Luego de esos minutos, ya no le parecía tan desquiciada. Y era raro puesto que la conversación se tornaba cada vez más descabellada.

-Haceme caso querida, por algo estoy acá. -dijo esto último mientras tomaba la mano derecha de Maia entre las suyas, y ensanchaba la sonrisa. La piel estaba cubierta de arrugas, pero era suave y ligeramente fría.

Levantó la mano de la chica lentamente hasta su cara, mientras pronunciaba con suavidad las palabras “dejala ir” y le besó el dorso de la mano con sus labios húmedos.

Maia cerró los ojos, y al abrirlos la sensación de humedad en la mano le hacía cosquillas.
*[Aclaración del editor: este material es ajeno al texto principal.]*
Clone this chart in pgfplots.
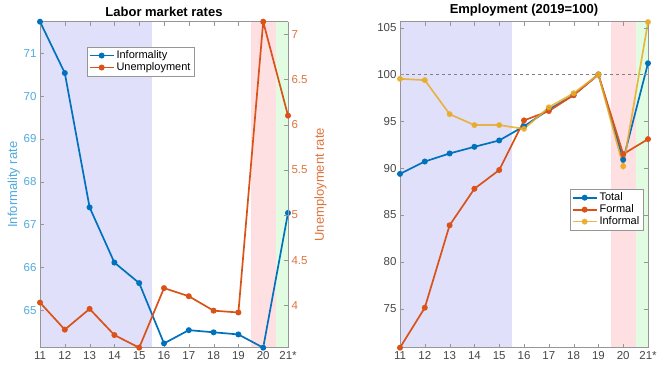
\documentclass[border=0pt]{standalone}
\usepackage{fontspec}
\setmainfont{Liberation Sans}
\usepackage{pgfplots}
\pgfplotsset{compat=1.18}
\definecolor{mblue}{RGB}{0,114,189}
\definecolor{morange}{RGB}{217,83,25}
\definecolor{myellow}{RGB}{232,172,40}
\definecolor{shblue}{RGB}{224,224,250}
\definecolor{shred}{RGB}{255,224,226}
\definecolor{shgreen}{RGB}{226,252,226}
\definecolor{lblue}{RGB}{80,170,220}
\definecolor{lorange}{RGB}{222,115,60}
\definecolor{tgray}{RGB}{70,70,70}
\definecolor{agray}{RGB}{150,150,150}
\begin{document}
\begin{tikzpicture}[x=1pt,y=1pt]
\useasboundingbox (0,0) rectangle (657,367);
\pgfplotsset{
  base/.style={
    scale only axis, width=248pt, height=326pt, anchor=south west,
    xmin=11, xmax=21,
    xtick={11,...,21}, xticklabels={11,12,13,14,15,16,17,18,19,20,21*},
    tick align=inside, major tick length=4pt,
    axis line style={agray}, tick style={agray},
    ticklabel style={font=\fontsize{11.5}{13}\selectfont, text=tgray},
    /pgf/number format/assume math mode=true,
    axis on top,
    title style={font=\bfseries\fontsize{13}{15}\selectfont, yshift=-4pt},
    legend style={font=\fontsize{11}{12.5}\selectfont, draw=agray, fill=white,
      inner sep=1.5pt, row sep=-1.5pt, cells={anchor=west}},
    legend cell align=left,
    legend image code/.code={\draw[mark repeat=2,mark phase=2,##1] plot coordinates {(0pt,0pt) (12pt,0pt) (24pt,0pt)};},
  },
  ln/.style={line width=1.7pt, mark=*, mark size=2.1pt},
}
% ---------- Left panel, primary axis ----------
\begin{axis}[base, at={(40pt,19.3pt)},
  ymin=64.12, ymax=71.74, ytick={65,...,71},
  axis y line*=left,
  yticklabel style={text=lblue},
  ylabel={Informality rate}, ylabel style={text=lblue, font=\fontsize{13}{15}\selectfont, yshift=-3pt},
  title={Labor market rates}]
\addplot[fill=shblue, draw=none] coordinates {(11,64.12) (15.5,64.12) (15.5,71.74) (11,71.74)} -- cycle;
\addplot[fill=shred, draw=none] coordinates {(19.5,64.12) (20.5,64.12) (20.5,71.74) (19.5,71.74)} -- cycle;
\addplot[fill=shgreen, draw=none] coordinates {(20.5,64.12) (21,64.12) (21,71.74) (20.5,71.74)} -- cycle;
\addplot[ln, mblue] coordinates {(11,71.74) (12,70.54) (13,67.40) (14,66.11) (15,65.63) (16,64.22) (17,64.53) (18,64.48) (19,64.43) (20,64.12) (21,67.27)};
\end{axis}
% ---------- Left panel, secondary axis ----------
\begin{axis}[base, at={(40pt,19.3pt)},
  ymin=3.53, ymax=7.14, ytick={4,4.5,...,7},
  axis y line*=right, axis x line=none,
  yticklabel style={text=lorange},
  ylabel={Unemployment rate}, ylabel style={text=lorange, font=\fontsize{13}{15}\selectfont},
  legend style={at={(0.19,0.922)}, anchor=north west}]
\addlegendimage{ln, mblue}
\addlegendentry{Informality}
\addplot[ln, morange] coordinates {(11,4.03) (12,3.73) (13,3.96) (14,3.67) (15,3.53) (16,4.19) (17,4.10) (18,3.94) (19,3.92) (20,7.14) (21,6.10)};
\addlegendentry{Unemployment}
\end{axis}
% ---------- Right panel ----------
\begin{axis}[base, at={(400pt,19.3pt)},
  ymin=70.83, ymax=105.64, ytick={75,80,...,105},
  title={Employment (2019=100)},
  legend style={at={(0.686,0.486)}, anchor=north west}]
\addplot[fill=shblue, draw=none, forget plot] coordinates {(11,70.83) (15.5,70.83) (15.5,105.64) (11,105.64)} -- cycle;
\addplot[fill=shred, draw=none, forget plot] coordinates {(19.5,70.83) (20.5,70.83) (20.5,105.64) (19.5,105.64)} -- cycle;
\addplot[fill=shgreen, draw=none, forget plot] coordinates {(20.5,70.83) (21,70.83) (21,105.64) (20.5,105.64)} -- cycle;
\addplot[gray, dashed, line width=0.9pt, forget plot] coordinates {(11,100) (21,100)};
\addplot[ln, mblue] coordinates {(11,89.39) (12,90.71) (13,91.57) (14,92.28) (15,92.96) (16,94.47) (17,96.25) (18,97.8) (19,100) (20,90.9) (21,101.2)};
\addlegendentry{Total}
\addplot[ln, morange] coordinates {(11,70.83) (12,75.1) (13,83.9) (14,87.8) (15,89.8) (16,95.1) (17,96.1) (18,97.8) (19,100) (20,91.5) (21,93.1)};
\addlegendentry{Formal}
\addplot[ln, myellow, opacity=0.85] coordinates {(11,99.54) (12,99.4) (13,95.77) (14,94.6) (15,94.6) (16,94.2) (17,96.5) (18,98.0) (19,100) (20,90.2) (21,105.6)};
\addlegendentry{Informal}
\end{axis}
\end{tikzpicture}
\end{document}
Movió el brazo bruscamente para alejar a Lobo, quien le estaba lamiendo la mano que colgaba de la cama, y se incorporó de un salto. El sol radiante se colaba por las ventanas y Lobo, cansado de dormir, quería comer. Así que, aturdida, se levantó de la cama y fue al comedor.

Sobre la mesa había dos tazas, una vacía y otra completamente llena. Como a empujones, imágenes y palabras empezaron a aparecer en su mente mientras miraba fijamente las tazas, sin mover un dedo.

Se le nubló la vista, pero esta vez no era por la niebla del aire ya que el ambiente estaba perfectamente claro, si no por un sentimiento de gratitud, gozo, esperanza. No tenía palabras para explicar lo sucedido (ni la certeza de que realmente hubiera pasado), pero ahora sabía, lo sentía en su interior, que su madre era feliz y que, estuviera donde estuviera, deseaba que ella también lo fuera.